REQUEST
Output the lines exactly, from the one where "Convert this chart to matplotlib code." appears through the one where "494, -709, 277]" appears. Images are left out.

Code that draws figures:
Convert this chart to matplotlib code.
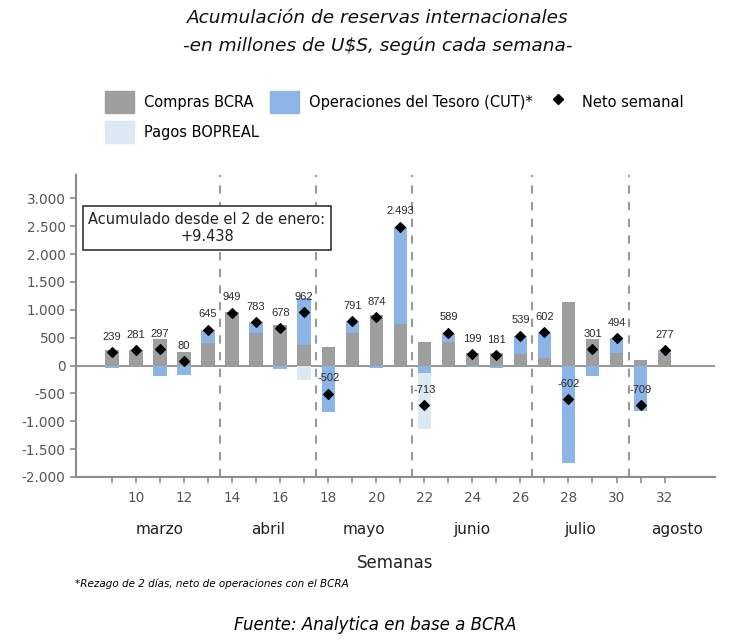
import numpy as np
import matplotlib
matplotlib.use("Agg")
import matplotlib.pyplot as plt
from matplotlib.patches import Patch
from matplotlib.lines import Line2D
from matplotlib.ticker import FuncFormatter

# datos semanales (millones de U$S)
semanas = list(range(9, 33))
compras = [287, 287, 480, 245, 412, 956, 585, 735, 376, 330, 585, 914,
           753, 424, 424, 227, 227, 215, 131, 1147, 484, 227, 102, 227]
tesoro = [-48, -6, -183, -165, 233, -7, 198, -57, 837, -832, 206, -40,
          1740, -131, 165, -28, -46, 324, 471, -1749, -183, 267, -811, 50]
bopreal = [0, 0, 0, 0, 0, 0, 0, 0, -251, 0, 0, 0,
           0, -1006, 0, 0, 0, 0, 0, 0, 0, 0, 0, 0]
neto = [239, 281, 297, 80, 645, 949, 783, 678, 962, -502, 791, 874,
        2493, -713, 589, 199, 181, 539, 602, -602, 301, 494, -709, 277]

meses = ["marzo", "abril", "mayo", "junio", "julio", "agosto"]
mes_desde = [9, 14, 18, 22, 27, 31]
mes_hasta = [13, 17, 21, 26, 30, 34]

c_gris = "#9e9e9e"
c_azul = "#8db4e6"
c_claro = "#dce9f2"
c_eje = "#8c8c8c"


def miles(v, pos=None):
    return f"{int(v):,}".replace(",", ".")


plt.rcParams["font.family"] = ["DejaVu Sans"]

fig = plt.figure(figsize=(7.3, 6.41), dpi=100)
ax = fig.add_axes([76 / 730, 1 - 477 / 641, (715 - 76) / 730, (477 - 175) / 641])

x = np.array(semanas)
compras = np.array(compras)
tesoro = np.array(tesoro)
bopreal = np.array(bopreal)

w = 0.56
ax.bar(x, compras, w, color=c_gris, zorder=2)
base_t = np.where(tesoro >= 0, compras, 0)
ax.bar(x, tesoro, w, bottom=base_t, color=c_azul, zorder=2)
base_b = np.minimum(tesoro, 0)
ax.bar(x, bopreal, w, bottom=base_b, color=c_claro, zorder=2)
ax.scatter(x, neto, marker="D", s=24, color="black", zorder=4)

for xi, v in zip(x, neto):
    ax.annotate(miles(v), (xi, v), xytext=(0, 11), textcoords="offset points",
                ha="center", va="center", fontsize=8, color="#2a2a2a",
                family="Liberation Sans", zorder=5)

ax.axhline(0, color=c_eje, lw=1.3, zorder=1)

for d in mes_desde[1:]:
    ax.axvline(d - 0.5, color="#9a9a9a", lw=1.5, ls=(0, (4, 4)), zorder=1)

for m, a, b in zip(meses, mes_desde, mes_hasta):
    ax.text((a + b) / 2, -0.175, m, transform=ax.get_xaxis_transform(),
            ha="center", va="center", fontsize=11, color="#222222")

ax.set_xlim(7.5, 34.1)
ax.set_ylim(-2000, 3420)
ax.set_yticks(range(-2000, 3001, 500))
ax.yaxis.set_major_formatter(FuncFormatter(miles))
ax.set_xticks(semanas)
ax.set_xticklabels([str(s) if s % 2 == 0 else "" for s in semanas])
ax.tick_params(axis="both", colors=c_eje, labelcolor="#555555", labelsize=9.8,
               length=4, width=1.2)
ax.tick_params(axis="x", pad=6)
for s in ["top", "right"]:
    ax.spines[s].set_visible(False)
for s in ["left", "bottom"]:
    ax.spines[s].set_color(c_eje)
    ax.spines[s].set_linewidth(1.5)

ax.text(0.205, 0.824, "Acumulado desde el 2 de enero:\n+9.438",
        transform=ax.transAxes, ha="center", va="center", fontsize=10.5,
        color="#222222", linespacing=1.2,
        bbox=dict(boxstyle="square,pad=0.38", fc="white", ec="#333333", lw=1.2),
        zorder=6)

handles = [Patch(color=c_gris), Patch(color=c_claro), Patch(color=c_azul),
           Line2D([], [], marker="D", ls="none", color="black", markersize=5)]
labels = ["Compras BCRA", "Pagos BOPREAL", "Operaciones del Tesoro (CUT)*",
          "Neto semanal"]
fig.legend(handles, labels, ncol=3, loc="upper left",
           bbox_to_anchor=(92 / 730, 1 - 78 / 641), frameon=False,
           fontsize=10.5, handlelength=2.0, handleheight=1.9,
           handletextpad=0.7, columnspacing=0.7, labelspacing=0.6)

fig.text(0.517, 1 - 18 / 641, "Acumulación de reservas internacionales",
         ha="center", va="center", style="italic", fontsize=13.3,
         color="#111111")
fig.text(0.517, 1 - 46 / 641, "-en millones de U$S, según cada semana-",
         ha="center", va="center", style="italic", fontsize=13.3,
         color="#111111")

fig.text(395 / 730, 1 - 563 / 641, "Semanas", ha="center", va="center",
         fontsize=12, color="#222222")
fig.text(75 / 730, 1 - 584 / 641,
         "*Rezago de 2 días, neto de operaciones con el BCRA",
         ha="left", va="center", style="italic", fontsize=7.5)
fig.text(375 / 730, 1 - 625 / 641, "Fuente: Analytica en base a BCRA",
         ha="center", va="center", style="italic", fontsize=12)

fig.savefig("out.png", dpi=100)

...

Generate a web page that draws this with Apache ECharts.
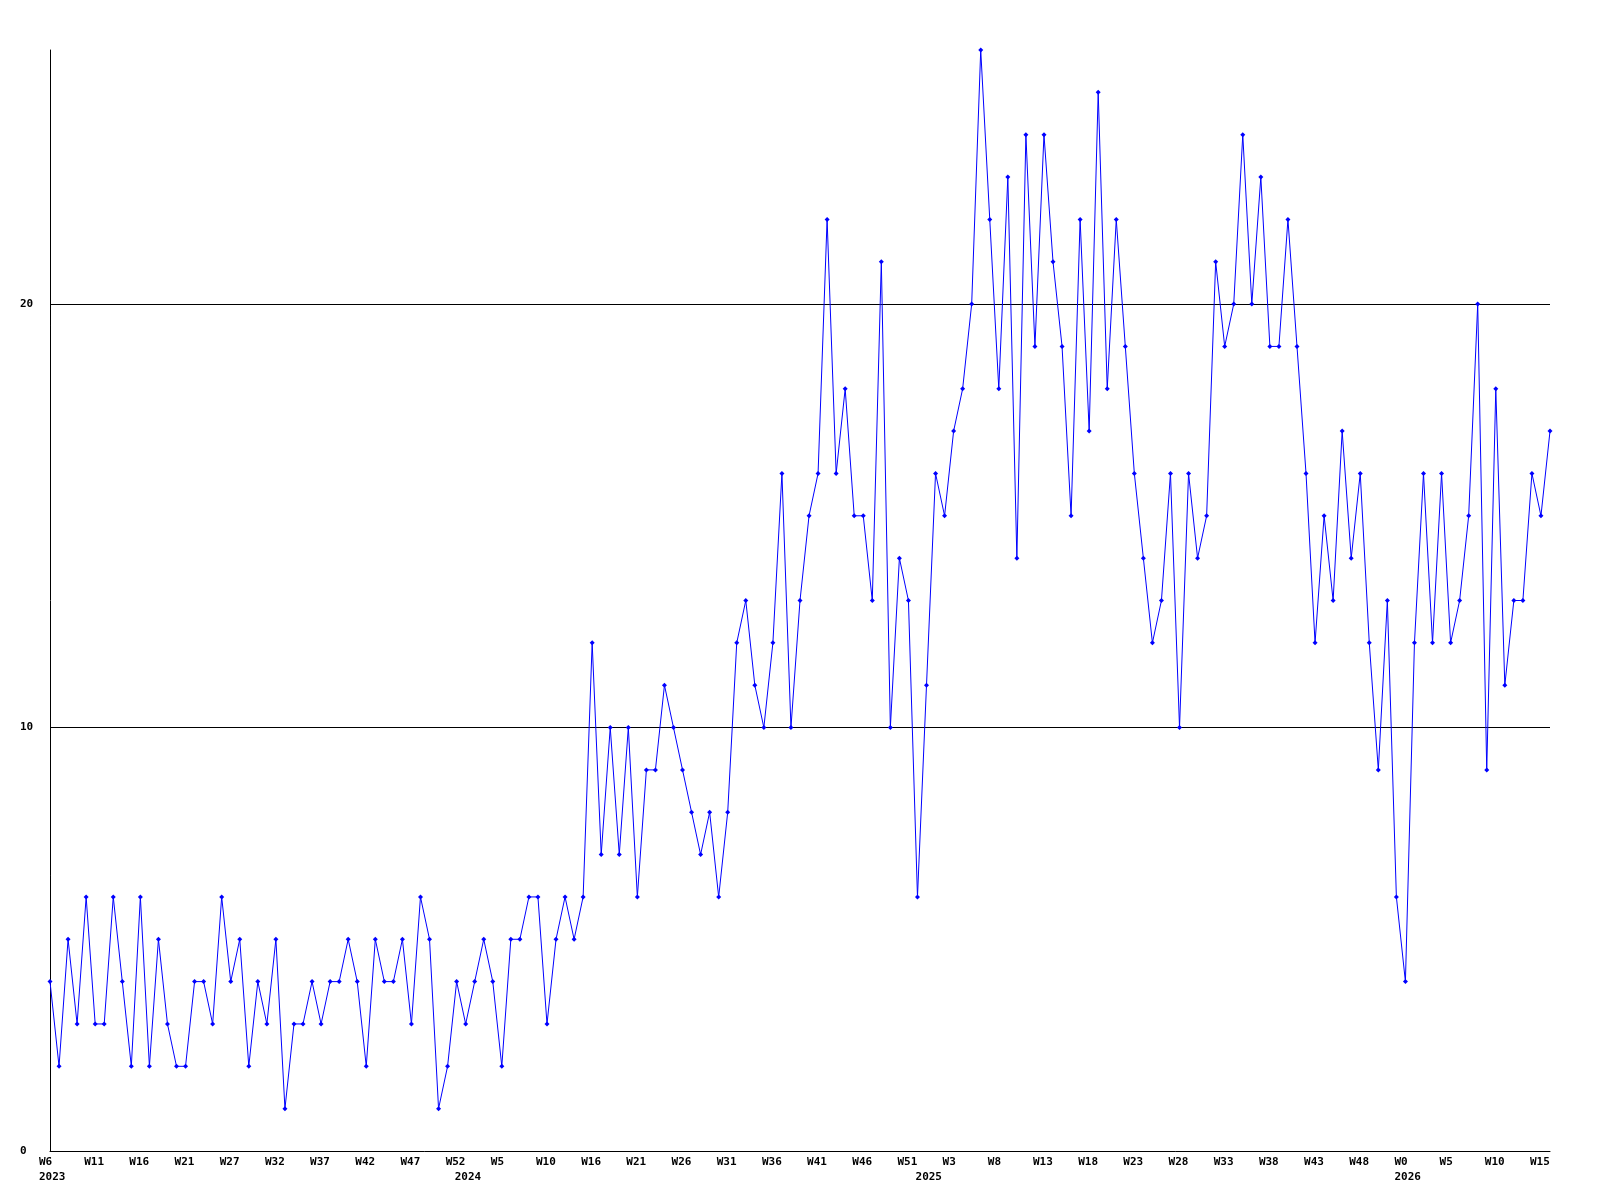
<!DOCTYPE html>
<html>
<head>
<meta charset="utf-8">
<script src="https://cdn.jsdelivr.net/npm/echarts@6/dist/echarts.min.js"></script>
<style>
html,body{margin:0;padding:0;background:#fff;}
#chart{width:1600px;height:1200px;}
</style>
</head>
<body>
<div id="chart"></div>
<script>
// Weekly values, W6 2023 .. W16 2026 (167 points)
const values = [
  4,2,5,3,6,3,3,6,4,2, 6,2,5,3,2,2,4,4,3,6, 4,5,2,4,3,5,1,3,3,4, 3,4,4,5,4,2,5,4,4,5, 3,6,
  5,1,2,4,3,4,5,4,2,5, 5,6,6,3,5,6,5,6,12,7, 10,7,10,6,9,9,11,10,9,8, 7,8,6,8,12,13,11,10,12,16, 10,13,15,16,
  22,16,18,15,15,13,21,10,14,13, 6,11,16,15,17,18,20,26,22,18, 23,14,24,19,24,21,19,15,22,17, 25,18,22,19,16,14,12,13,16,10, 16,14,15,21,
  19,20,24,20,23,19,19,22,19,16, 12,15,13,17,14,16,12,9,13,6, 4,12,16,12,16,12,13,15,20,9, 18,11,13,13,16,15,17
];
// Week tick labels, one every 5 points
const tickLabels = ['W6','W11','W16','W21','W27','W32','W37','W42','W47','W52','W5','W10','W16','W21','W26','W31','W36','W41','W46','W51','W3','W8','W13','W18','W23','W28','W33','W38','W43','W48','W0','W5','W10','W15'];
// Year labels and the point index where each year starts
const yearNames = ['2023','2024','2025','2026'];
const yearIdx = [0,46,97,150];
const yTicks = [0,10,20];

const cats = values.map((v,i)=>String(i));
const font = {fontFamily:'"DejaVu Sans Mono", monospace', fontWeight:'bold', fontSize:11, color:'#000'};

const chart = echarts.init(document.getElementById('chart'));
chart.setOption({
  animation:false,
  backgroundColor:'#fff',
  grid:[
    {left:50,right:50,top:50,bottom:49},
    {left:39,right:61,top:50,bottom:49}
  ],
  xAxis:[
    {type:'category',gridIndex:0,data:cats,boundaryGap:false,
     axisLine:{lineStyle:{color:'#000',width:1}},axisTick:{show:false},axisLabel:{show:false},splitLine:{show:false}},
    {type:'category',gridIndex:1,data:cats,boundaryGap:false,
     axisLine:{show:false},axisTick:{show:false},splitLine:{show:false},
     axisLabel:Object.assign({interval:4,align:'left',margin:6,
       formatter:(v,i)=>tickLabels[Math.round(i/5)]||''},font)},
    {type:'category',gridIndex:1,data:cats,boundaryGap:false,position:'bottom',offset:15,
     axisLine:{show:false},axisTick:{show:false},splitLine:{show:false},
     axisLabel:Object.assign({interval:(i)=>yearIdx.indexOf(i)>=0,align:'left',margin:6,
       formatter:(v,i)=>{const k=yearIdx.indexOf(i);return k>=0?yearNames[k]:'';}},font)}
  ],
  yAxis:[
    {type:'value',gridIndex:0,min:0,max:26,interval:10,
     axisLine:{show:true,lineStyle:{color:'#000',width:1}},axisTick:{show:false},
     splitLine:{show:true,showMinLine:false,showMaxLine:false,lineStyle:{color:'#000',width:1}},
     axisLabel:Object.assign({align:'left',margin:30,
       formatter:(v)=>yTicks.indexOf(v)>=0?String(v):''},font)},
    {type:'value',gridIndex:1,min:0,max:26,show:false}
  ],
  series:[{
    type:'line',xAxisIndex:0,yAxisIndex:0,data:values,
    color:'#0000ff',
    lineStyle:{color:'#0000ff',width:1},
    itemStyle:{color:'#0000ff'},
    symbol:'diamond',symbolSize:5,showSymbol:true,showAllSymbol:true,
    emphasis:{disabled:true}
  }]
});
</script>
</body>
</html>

COMPLETE ANSWER
Convert this chart to matplotlib code.
import numpy as np
import matplotlib
matplotlib.use("Agg")
import matplotlib.pyplot as plt
from matplotlib.patches import Patch
from matplotlib.lines import Line2D
from matplotlib.ticker import FuncFormatter

# datos semanales (millones de U$S)
semanas = list(range(9, 33))
compras = [287, 287, 480, 245, 412, 956, 585, 735, 376, 330, 585, 914,
           753, 424, 424, 227, 227, 215, 131, 1147, 484, 227, 102, 227]
tesoro = [-48, -6, -183, -165, 233, -7, 198, -57, 837, -832, 206, -40,
          1740, -131, 165, -28, -46, 324, 471, -1749, -183, 267, -811, 50]
bopreal = [0, 0, 0, 0, 0, 0, 0, 0, -251, 0, 0, 0,
           0, -1006, 0, 0, 0, 0, 0, 0, 0, 0, 0, 0]
neto = [239, 281, 297, 80, 645, 949, 783, 678, 962, -502, 791, 874,
        2493, -713, 589, 199, 181, 539, 602, -602, 301, 494, -709, 277]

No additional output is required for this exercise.